- cross-posted to:
- internetisbeautiful@lemm.ee
- cross-posted to:
- internetisbeautiful@lemm.ee
I think that contrast is a big part of this that isn’t really controlled for. During the test, the colors took up my whole screen, so against the black bezel of my phone in my dimly lit room they seemed to look more blue. But at the end when it says “For you, turquoise [color swatch] is blue”, that color swatch was against a white background, and in that context it looked more green to me.
This is cool, however I don’t like that the result is a fixed value. I don’t think a person could take this test and reliably get the same result. This would be a good situation to use a logistic regression.
I took it three times, with a spread of five points.

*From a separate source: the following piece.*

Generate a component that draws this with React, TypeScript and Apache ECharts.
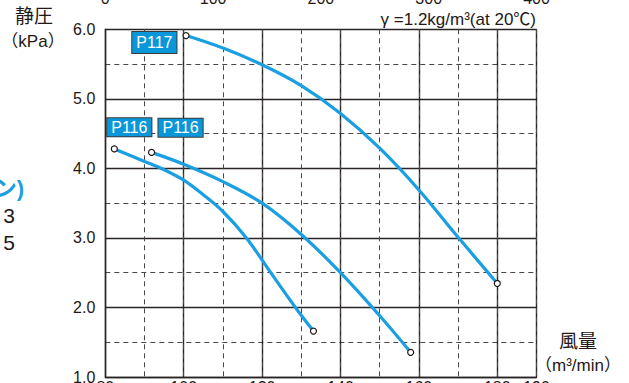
import { useEffect, useRef } from "react";
import * as echarts from "echarts";

// Airflow (m³/min) and static pressure (kPa)
const p117X = [100.6, 110, 120, 130, 140, 150, 160, 170, 180];
const p117Y = [5.91, 5.73, 5.49, 5.19, 4.79, 4.29, 3.69, 3.01, 2.345];

const p116aX = [82.3, 90, 95, 100, 105, 110, 116, 122.2, 128.5, 133.1];
const p116aY = [4.28, 4.1, 3.98, 3.83, 3.62, 3.38, 3.0, 2.5, 2.0, 1.66];

const p116bX = [91.8, 100, 110, 120, 130, 140, 150, 157.9];
const p116bY = [4.23, 4.06, 3.81, 3.5, 3.05, 2.5, 1.88, 1.355];

// axes
const xMin = 80;
const xMax = 190;
const yMin = 1;
const yMax = 6;
const topAxisMin = 0;
const topAxisMax = 400;

const curveColor = "#1a9fe2";
const tagColor = "#0a97d9";
const ink = "#231815";
const font = "'Liberation Sans', 'Noto Sans CJK JP', sans-serif";

function makeSeries(name: string, xs: number[], ys: number[], label: any) {
  const last = xs.length - 1;
  return {
    type: "line",
    name,
    xAxisIndex: 0,
    yAxisIndex: 0,
    smooth: 0.35,
    showAllSymbol: true,
    symbol: (_v: any, p: any) =>
      p.dataIndex === 0 || p.dataIndex === last ? "circle" : "none",
    symbolSize: 6,
    itemStyle: { color: "#fff", borderColor: ink, borderWidth: 1.2 },
    lineStyle: { color: curveColor, width: 3.2 },
    z: 5,
    data: xs.map((x, i) =>
      i === 0
        ? {
            value: [x, ys[i]],
            label: {
              show: true,
              formatter: name,
              color: "#fff",
              backgroundColor: tagColor,
              borderColor: "#3a3a3a",
              borderWidth: 1,
              fontSize: 16,
              fontFamily: font,
              ...label,
            },
          }
        : [x, ys[i]]
    ),
  };
}

export default function App() {
  const ref = useRef<HTMLDivElement>(null);
  useEffect(() => {
    if (!ref.current) return;
    const chart = echarts.init(ref.current, null, { renderer: "svg" });
    const solid = { color: "#2a2424", width: 1.4, type: "solid" as const };
    const dashed = { color: "#4a4646", width: 1, type: [5, 4] as any };
    chart.setOption({
      animation: false,
      backgroundColor: "#fff",
      grid: {
        left: 105.3,
        top: 29.3,
        right: 92.5,
        bottom: 6,
        containLabel: false,
        outerBoundsMode: "none",
      },
      xAxis: [
        {
          type: "value",
          position: "bottom",
          min: xMin,
          max: xMax,
          interval: 20,
          axisLine: { show: true, lineStyle: solid },
          axisTick: { show: false },
          axisLabel: {
            color: ink,
            fontSize: 16,
            fontFamily: font,
            margin: 2,
            showMaxLabel: true,
            formatter: (v: number) => String(v),
          },
          splitLine: { show: true, lineStyle: solid },
        },
        {
          type: "value",
          position: "bottom",
          min: xMin,
          max: xMax,
          interval: 10,
          axisLine: { show: false },
          axisTick: { show: false },
          axisLabel: { show: false },
          splitLine: { show: true, lineStyle: dashed },
          z: 0,
        },
        {
          type: "value",
          position: "top",
          min: topAxisMin,
          max: topAxisMax,
          interval: 100,
          axisLine: { show: false },
          axisTick: { show: false },
          splitLine: { show: false },
          axisLabel: {
            color: ink,
            fontSize: 16,
            fontFamily: font,
            margin: 23,
          },
        },
      ],
      yAxis: {
        type: "value",
        min: yMin,
        max: yMax,
        interval: 1,
        axisLine: { show: true, lineStyle: solid },
        axisTick: { show: false },
        axisLabel: {
          color: ink,
          fontSize: 16,
          fontFamily: font,
          margin: 10,
          formatter: (v: number) => v.toFixed(1),
        },
        splitLine: { show: true, lineStyle: solid },
        minorTick: { show: false, splitNumber: 2 },
        minorSplitLine: { show: true, lineStyle: dashed },
      },
      series: [
        makeSeries("P117", p117X, p117Y, {
          position: "left",
          distance: 6,
          offset: [0, 7],
          padding: [3, 4, 2, 4],
        }),
        makeSeries("P116", p116aX, p116aY, {
          position: "top",
          distance: 9,
          offset: [15, 0],
          padding: [1, 4, 1, 4],
        }),
        makeSeries("P116", p116bX, p116bY, {
          position: "top",
          distance: 12,
          offset: [29, 0],
          padding: [1, 4, 1, 4],
        }),
      ],
      graphic: [
        {
          type: "text",
          x: 34,
          y: 16.5,
          style: { text: "静圧", font: `19px ${font}`, fill: ink, align: "center", verticalAlign: "middle" },
        },
        {
          type: "text",
          x: 33,
          y: 41,
          style: { text: "（kPa）", font: `17px ${font}`, fill: ink, align: "center", verticalAlign: "middle" },
        },
        {
          type: "text",
          x: 536,
          y: 19,
          style: { text: "γ =1.2kg/m³(at 20℃)", font: `17px ${font}`, fill: ink, align: "right", verticalAlign: "middle" },
        },
        {
          type: "text",
          x: 578,
          y: 341,
          style: { text: "風量", font: `19px ${font}`, fill: ink, align: "center", verticalAlign: "middle" },
        },
        {
          type: "text",
          x: 578,
          y: 365,
          style: { text: "（m³/min）", font: `17px ${font}`, fill: ink, align: "center", verticalAlign: "middle" },
        },
        {
          type: "text",
          x: 24,
          y: 188,
          style: { text: "ン)", font: `bold 22px ${font}`, fill: curveColor, align: "right", verticalAlign: "middle" },
        },
        {
          type: "text",
          x: 15,
          y: 215,
          style: { text: "3", font: `21px ${font}`, fill: ink, align: "right", verticalAlign: "middle" },
        },
        {
          type: "text",
          x: 15,
          y: 242,
          style: { text: "5", font: `21px ${font}`, fill: ink, align: "right", verticalAlign: "middle" },
        },
      ],
    });
    return () => chart.dispose();
  }, []);
  return (
    <div
      ref={ref}
      style={{ position: "fixed", left: 0, top: 0, width: 629, height: 383, background: "#fff" }}
    />
  );
}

I tried it on both of my monitors and it was wildly different. Clearly my main monitor is a little too blue
This is really dumb. You only find me 2 options i dont agree with either one. Should be green teal tourquoise and blue as options.
For me turquoise is turquoise.
Look at you being all fancy with more than five words for colors.
Some East Asians are gonna be very confused by this.
Why?
The funny thing about colors is that they’re largely defined in culture and you only see different colors if you’ve been educated to see them. In China and I believe also in most other East Asian cultures, blue and green are traditionally regarded as the same thing.
small correction: everyone sees basically the same colours (barring stuff like colour blindness), what changes is whether we consider it a colour. Brown is the best example, most people consider it a separate colour but it’s just orange with brighter stuff around it.